Conta Valle-Inclán na breve nota que antecede a narrativa, que era seu propósito condensar neste livro os variados e “diversos lances de um dia de guerra em França”. Mas para o fazer teria de estar em “diversos lugares” ao mesmo tempo, por isso todos os relatos “estão limitados pela presença geométrica do narrador”. Mas o escritor galego parece ter resolvido bem este problema de carácter formal ao adoptar uma espécie de visão desde o alto — para isto terá sido inspirador um reconhecimento aéreo da frente feito a bordo de um avião militar, que muito o terá impressionado (conta-se na introdução a este livro, da autoria do tradutor, que o voo incluiu o “sector de Ypres”, onde o Corpo Expedicionário Português viria a participar, em Abril de 1918, na chamada Batalha de La Lys).

Valle-Inclán descreve a vida na frente de batalha, numa atmosfera lúgrube e funesta: as aldeias bombardeadas, as trincheiras, a morte.
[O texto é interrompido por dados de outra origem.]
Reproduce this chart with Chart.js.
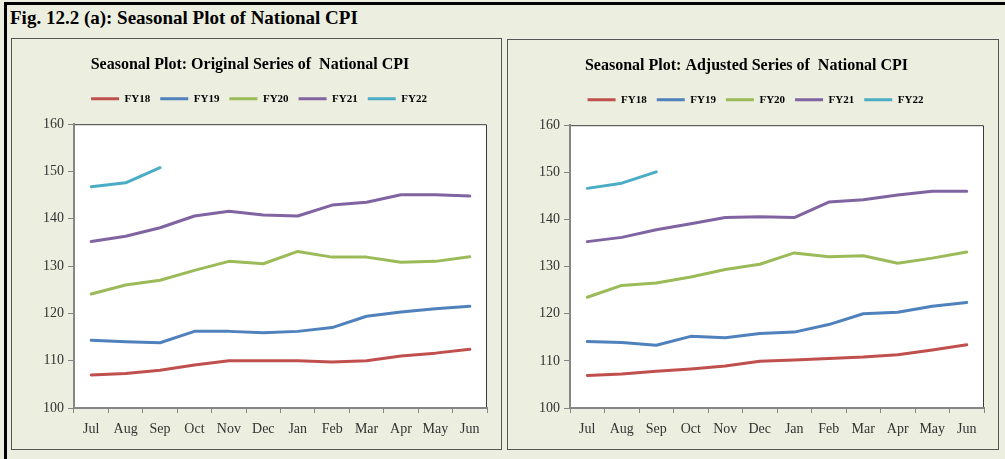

Em capítulos muito breves (raramente mais do que duas páginas), faz uso de múltiplos protagonistas — que aparecem, dizem por vezes uma ou duas frases, e logo desaparecem — num discurso fragmentado, e numa multiplicidade de cenários em que a única coisa que têm em comum é o cheiro da morte, como se aquela “guerra de trincheiras” se travasse dentro de uma “jaula de hienas”. “Dos bosques montanheiros da região alsaciana até à costa brava do mar nortenho, espreitam os exércitos agachados nos fossos do seu entrincheiramento, onde fede a morto como na jaula das hienas.”

É notório que ao escritor galego não interessa uma prosa épica, a narrativa ampliada de grandes batalhas, as grandes movimentações de exércitos com as consequentes grandes vitórias. Interessam-lhe os anónimos, os populares que são apanhados nas margens do conflito, os hospitais, as aldeias destruídas, os pequenos movimentos dentro das trincheiras, os mortos de ventre inchado e pernas negras que dão à costa e que os vivos não enterram mas deixam que “o vento os leve”, interessa-lhe sobretudo como nos relacionamos em ambiente trágico, interessa-lhe quem são aqueles marinheiros que rezam e que sonham. “São pescadores da Normandia e da Bretanha, moços crédulos, de olhos claros, almas infantis valentes para o mar, abertas ao milagre e temerosas dos mortos. Muitos rezam em voz baixa, lembrando-se das aparições nos cemitérios e nos pinhais das suas aldeias.”

Valle-Inclán foi autor de uma prolífica produção literária, ampla e por vezes complexa, usando todos os géneros mas sem nunca se cingir às suas normas. Com este A Meia-Noite. Visão Estelar de Um Momento de Guerra, num registo entre a crónica jornalística e a prosa poética, o escritor galego, mais uma vez, alterou o rumo artístico da sua obra; e iria torná-lo a fazer uns anos mais tarde com a publicação desse romance inovador que foi Tirano Banderas.